• **GIVEN INFORMATION**:
((

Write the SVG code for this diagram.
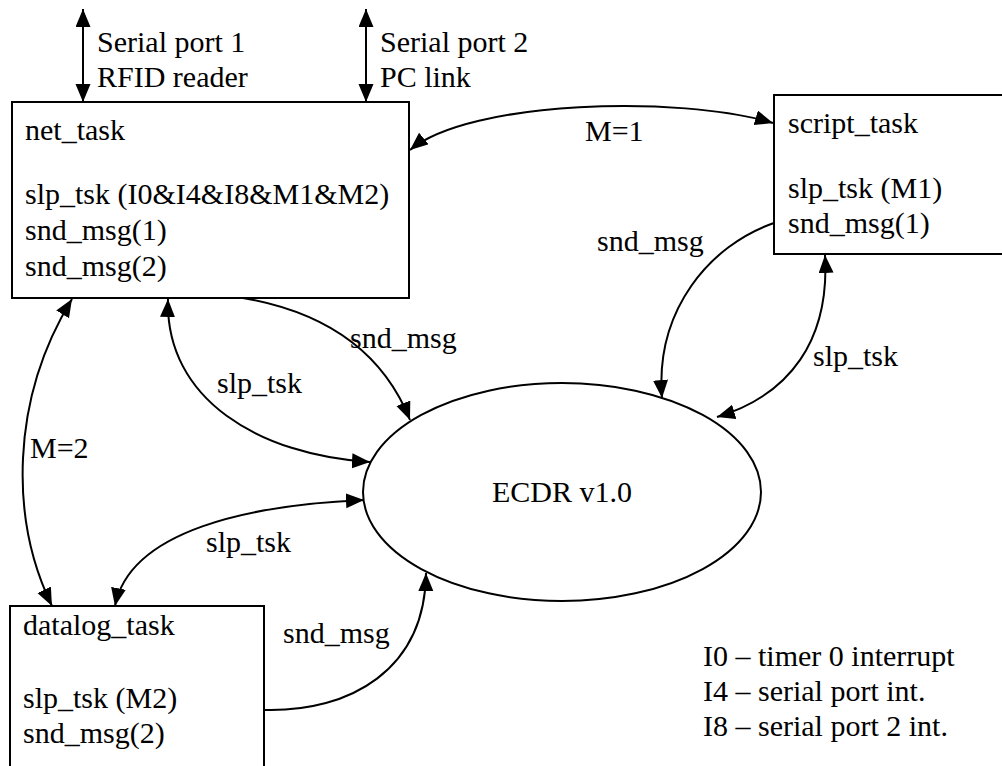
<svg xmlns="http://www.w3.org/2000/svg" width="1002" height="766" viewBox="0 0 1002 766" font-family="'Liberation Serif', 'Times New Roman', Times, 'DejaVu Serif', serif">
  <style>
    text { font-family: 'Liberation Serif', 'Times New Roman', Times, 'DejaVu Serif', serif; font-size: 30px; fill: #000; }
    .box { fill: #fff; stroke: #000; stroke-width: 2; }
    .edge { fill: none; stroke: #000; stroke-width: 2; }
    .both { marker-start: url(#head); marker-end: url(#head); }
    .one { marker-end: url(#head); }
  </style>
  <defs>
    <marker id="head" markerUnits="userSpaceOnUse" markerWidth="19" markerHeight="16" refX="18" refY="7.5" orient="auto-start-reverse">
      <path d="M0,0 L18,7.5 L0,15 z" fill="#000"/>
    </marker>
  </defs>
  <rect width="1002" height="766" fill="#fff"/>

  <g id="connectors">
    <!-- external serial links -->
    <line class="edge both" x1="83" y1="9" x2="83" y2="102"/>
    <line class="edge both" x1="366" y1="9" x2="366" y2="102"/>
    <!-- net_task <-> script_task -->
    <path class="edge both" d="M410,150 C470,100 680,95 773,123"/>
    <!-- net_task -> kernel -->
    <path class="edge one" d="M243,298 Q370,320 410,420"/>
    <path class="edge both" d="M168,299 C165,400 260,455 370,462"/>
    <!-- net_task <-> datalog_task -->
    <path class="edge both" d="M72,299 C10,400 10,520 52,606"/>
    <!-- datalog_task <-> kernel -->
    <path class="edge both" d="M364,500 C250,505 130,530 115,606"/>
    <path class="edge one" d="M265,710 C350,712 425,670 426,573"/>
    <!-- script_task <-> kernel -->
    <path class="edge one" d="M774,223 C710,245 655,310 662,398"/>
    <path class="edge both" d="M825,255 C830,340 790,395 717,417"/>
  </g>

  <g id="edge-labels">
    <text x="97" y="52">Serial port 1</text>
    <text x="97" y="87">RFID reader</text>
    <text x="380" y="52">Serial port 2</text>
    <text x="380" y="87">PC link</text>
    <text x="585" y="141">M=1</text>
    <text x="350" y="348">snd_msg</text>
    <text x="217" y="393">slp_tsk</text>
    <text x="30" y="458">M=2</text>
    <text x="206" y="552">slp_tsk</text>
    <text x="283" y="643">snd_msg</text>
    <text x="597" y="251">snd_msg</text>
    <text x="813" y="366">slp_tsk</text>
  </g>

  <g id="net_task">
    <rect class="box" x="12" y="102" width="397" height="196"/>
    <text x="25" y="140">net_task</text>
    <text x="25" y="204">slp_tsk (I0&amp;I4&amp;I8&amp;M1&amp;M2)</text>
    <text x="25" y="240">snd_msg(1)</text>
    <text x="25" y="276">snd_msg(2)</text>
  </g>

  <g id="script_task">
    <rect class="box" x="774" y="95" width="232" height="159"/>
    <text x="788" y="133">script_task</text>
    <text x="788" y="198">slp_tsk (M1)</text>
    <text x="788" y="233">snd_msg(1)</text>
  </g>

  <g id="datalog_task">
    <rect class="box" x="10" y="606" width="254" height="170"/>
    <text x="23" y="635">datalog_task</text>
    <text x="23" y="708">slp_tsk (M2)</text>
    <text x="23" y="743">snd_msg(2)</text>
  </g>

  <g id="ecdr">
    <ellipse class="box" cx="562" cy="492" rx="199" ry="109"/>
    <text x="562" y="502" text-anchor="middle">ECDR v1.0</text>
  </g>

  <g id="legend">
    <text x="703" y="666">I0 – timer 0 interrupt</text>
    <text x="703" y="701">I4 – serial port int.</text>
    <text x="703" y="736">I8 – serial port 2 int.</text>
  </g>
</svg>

))

• **WHAT YOU NEED TO DO**: All the material shown above is to be copied exactly, with no pictures carried over.

• **SOLUTION TO THIS EXERCISE**:
Write the SVG code for this diagram.
<svg xmlns="http://www.w3.org/2000/svg" width="1002" height="766" viewBox="0 0 1002 766" font-family="'Liberation Serif', 'Times New Roman', Times, 'DejaVu Serif', serif">
  <style>
    text { font-family: 'Liberation Serif', 'Times New Roman', Times, 'DejaVu Serif', serif; font-size: 30px; fill: #000; }
    .box { fill: #fff; stroke: #000; stroke-width: 2; }
    .edge { fill: none; stroke: #000; stroke-width: 2; }
    .both { marker-start: url(#head); marker-end: url(#head); }
    .one { marker-end: url(#head); }
  </style>
  <defs>
    <marker id="head" markerUnits="userSpaceOnUse" markerWidth="19" markerHeight="16" refX="18" refY="7.5" orient="auto-start-reverse">
      <path d="M0,0 L18,7.5 L0,15 z" fill="#000"/>
    </marker>
  </defs>
  <rect width="1002" height="766" fill="#fff"/>

  <g id="connectors">
    <!-- external serial links -->
    <line class="edge both" x1="83" y1="9" x2="83" y2="102"/>
    <line class="edge both" x1="366" y1="9" x2="366" y2="102"/>
    <!-- net_task <-> script_task -->
    <path class="edge both" d="M410,150 C470,100 680,95 773,123"/>
    <!-- net_task -> kernel -->
    <path class="edge one" d="M243,298 Q370,320 410,420"/>
    <path class="edge both" d="M168,299 C165,400 260,455 370,462"/>
    <!-- net_task <-> datalog_task -->
    <path class="edge both" d="M72,299 C10,400 10,520 52,606"/>
    <!-- datalog_task <-> kernel -->
    <path class="edge both" d="M364,500 C250,505 130,530 115,606"/>
    <path class="edge one" d="M265,710 C350,712 425,670 426,573"/>
    <!-- script_task <-> kernel -->
    <path class="edge one" d="M774,223 C710,245 655,310 662,398"/>
    <path class="edge both" d="M825,255 C830,340 790,395 717,417"/>
  </g>

  <g id="edge-labels">
    <text x="97" y="52">Serial port 1</text>
    <text x="97" y="87">RFID reader</text>
    <text x="380" y="52">Serial port 2</text>
    <text x="380" y="87">PC link</text>
    <text x="585" y="141">M=1</text>
    <text x="350" y="348">snd_msg</text>
    <text x="217" y="393">slp_tsk</text>
    <text x="30" y="458">M=2</text>
    <text x="206" y="552">slp_tsk</text>
    <text x="283" y="643">snd_msg</text>
    <text x="597" y="251">snd_msg</text>
    <text x="813" y="366">slp_tsk</text>
  </g>

  <g id="net_task">
    <rect class="box" x="12" y="102" width="397" height="196"/>
    <text x="25" y="140">net_task</text>
    <text x="25" y="204">slp_tsk (I0&amp;I4&amp;I8&amp;M1&amp;M2)</text>
    <text x="25" y="240">snd_msg(1)</text>
    <text x="25" y="276">snd_msg(2)</text>
  </g>

  <g id="script_task">
    <rect class="box" x="774" y="95" width="232" height="159"/>
    <text x="788" y="133">script_task</text>
    <text x="788" y="198">slp_tsk (M1)</text>
    <text x="788" y="233">snd_msg(1)</text>
  </g>

  <g id="datalog_task">
    <rect class="box" x="10" y="606" width="254" height="170"/>
    <text x="23" y="635">datalog_task</text>
    <text x="23" y="708">slp_tsk (M2)</text>
    <text x="23" y="743">snd_msg(2)</text>
  </g>

  <g id="ecdr">
    <ellipse class="box" cx="562" cy="492" rx="199" ry="109"/>
    <text x="562" y="502" text-anchor="middle">ECDR v1.0</text>
  </g>

  <g id="legend">
    <text x="703" y="666">I0 – timer 0 interrupt</text>
    <text x="703" y="701">I4 – serial port int.</text>
    <text x="703" y="736">I8 – serial port 2 int.</text>
  </g>
</svg>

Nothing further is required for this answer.